A call by northeast Layton residents for toll-free telephone access to Salt Lake City may be answered with a proposal for metered, rather than flat-rate fees for Utah consumers.

Utahns have traditionally fought the concept of metered telephone service, in which subscribers are charged on a per-call basis rather than the usual monthly flat-rate fee for unlimited calling within specified local service areas.The Layton request is essentially a "me too" issue. Most Layton residents already have toll-free access to Salt Lake City. Those living in the northeast sector say they want the same service enjoyed by their neighbors.

The controversy isn't limited to Utah. It is national in scope and the trend in other metropolitan areas with essentially wall-to-wall cities like the Wasatch Front has been a shift to specially designed metered services. Telephone companies said this solution is the most equitable approach, placing the cost burden on those using the service and eliminating the need for subsidies from those requiring less service.

Utahns are used to the flat-rate concept, which makes access to specific calling areas available to all users for a common monthly fee. This benefits those who use the telephone heavily but is not cost effective for those who make few calls. The fee is kept lower because the cost of service is spread over a large population.
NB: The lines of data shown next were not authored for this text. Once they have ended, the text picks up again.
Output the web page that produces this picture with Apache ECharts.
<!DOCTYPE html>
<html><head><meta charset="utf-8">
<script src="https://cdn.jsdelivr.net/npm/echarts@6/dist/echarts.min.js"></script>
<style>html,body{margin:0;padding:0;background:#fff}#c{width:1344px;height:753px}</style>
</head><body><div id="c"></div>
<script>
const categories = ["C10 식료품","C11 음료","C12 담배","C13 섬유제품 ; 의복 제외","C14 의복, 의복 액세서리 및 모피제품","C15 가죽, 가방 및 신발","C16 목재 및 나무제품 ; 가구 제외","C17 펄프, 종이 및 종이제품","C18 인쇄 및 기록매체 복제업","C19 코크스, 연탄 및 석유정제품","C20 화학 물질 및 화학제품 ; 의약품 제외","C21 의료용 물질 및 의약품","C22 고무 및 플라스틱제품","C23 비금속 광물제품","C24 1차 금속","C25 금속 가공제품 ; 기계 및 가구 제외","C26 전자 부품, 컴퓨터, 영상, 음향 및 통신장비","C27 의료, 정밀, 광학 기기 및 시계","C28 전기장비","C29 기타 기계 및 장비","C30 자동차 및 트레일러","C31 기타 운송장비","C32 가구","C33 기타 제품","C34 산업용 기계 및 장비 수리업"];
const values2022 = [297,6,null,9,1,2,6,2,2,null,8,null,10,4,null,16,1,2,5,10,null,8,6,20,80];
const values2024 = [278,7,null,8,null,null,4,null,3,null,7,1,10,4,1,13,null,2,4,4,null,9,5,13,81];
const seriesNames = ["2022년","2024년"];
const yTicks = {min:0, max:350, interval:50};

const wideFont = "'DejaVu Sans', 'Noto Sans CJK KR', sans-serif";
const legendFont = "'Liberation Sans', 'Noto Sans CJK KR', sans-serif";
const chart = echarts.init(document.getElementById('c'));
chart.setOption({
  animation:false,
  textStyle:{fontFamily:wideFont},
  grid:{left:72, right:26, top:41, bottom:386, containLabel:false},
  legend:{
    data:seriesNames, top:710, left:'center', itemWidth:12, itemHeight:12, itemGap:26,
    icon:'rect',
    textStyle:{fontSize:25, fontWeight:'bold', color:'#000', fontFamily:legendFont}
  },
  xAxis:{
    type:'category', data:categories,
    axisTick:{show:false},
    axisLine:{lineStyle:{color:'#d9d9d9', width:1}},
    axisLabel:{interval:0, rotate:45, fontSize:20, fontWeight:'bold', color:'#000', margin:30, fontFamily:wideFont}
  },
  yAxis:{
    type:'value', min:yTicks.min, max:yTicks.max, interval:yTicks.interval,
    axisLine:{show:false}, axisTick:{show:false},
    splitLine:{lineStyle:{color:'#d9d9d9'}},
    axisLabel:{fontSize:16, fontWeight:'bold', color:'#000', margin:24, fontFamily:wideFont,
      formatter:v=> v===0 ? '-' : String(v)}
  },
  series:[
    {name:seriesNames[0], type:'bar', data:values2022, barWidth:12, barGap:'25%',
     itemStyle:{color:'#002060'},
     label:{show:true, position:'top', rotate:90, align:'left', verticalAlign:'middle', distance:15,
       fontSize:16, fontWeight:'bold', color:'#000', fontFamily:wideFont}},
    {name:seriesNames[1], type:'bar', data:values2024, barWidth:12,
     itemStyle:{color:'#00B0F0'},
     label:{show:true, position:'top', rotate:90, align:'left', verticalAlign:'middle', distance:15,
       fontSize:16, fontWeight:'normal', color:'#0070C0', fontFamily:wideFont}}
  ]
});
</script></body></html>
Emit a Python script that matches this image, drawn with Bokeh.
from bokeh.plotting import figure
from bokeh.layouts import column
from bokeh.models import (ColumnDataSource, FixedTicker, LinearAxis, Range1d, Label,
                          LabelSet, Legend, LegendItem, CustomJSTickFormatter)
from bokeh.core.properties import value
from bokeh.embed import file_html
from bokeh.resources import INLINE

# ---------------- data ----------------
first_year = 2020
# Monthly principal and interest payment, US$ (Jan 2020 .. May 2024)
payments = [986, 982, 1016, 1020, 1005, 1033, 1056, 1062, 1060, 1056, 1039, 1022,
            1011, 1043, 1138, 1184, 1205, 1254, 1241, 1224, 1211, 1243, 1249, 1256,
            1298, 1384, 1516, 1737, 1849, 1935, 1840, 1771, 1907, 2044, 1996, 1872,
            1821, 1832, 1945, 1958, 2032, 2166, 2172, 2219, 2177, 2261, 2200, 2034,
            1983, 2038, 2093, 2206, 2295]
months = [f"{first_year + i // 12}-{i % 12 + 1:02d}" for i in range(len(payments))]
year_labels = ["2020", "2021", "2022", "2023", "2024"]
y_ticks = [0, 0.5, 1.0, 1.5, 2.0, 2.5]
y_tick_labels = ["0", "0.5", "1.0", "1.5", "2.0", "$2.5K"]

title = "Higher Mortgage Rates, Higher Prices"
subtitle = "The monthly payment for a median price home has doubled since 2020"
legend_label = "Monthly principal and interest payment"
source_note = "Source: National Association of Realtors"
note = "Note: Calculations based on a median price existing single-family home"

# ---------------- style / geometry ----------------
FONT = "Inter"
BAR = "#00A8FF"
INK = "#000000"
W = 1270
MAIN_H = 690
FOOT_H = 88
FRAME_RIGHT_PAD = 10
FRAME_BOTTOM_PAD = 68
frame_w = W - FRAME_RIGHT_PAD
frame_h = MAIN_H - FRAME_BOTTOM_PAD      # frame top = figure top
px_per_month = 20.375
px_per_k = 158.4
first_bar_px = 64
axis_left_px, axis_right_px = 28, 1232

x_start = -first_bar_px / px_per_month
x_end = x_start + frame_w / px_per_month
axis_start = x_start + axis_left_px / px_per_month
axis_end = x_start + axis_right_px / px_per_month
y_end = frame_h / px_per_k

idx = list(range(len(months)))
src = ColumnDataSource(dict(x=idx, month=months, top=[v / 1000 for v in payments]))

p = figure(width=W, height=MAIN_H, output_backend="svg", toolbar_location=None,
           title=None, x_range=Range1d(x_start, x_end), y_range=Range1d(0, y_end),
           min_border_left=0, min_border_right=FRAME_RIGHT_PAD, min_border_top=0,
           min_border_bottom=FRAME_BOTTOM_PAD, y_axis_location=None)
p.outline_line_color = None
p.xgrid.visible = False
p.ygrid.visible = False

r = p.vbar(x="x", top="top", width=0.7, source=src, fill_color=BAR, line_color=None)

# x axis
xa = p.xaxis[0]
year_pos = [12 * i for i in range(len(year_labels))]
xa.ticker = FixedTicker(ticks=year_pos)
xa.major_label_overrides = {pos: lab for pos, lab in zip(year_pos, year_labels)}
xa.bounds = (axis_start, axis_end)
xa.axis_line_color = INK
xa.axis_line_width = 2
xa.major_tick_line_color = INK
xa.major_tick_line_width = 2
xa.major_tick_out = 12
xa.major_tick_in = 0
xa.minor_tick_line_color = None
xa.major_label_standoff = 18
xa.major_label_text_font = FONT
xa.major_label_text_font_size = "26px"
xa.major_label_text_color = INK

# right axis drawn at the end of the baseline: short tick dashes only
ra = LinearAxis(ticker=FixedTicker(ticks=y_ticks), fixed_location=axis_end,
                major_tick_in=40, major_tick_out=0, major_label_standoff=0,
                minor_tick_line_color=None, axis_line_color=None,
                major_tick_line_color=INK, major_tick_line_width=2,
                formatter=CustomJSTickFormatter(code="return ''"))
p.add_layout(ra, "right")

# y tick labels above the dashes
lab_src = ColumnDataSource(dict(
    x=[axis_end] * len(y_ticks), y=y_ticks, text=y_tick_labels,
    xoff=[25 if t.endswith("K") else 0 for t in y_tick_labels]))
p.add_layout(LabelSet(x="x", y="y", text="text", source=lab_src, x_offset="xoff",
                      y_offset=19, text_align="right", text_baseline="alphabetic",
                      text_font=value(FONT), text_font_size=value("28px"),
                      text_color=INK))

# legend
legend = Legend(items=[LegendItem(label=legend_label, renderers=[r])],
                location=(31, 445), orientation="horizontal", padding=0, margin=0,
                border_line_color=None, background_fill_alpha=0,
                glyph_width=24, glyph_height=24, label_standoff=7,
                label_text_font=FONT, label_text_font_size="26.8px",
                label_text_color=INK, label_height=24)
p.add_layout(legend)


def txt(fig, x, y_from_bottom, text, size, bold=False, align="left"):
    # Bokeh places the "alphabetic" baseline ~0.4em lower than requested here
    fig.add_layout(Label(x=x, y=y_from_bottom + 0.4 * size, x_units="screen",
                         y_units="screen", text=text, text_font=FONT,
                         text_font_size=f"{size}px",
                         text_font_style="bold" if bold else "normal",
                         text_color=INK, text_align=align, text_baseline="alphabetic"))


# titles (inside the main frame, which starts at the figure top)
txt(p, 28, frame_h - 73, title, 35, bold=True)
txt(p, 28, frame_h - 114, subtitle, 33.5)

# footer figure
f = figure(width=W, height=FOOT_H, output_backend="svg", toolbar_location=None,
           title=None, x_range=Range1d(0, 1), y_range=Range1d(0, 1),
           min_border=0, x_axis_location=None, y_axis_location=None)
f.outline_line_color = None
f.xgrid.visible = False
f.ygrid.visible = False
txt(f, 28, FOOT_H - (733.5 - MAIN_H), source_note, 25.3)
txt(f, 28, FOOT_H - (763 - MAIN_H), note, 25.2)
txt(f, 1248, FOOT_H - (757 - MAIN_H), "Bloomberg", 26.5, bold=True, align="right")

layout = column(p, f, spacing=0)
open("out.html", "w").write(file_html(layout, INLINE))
When metered service is used, the base rate is geared to a specific number of calls. The basic monthly fee entitles customers to a predetermined number of calls within the local service area. Consumers pay extra for any additional calls. Telephone companies believe this concept is more equitable because billings are made on the basis of actual use.

Southern Bell is at the forefront in developing metered calling options. At a recent telecommunications symposium sponsored by the University of Utah, Southern Bell officials explained a new program that provides various metered services with discounted toll rates into nearby major metropolitan markets.

Several options are available, some tailored to benefit commercial users and others designed for residential customers. The company is promoting the program by contacting customers to recommend options and then following up to make adjustments once calling patterns and usage have been analyzed. Southern Bell officials say the response has been good thus far.

Telecommunications officials hope continued success and consumer acceptance will eventually put an end to the extended area service controversy.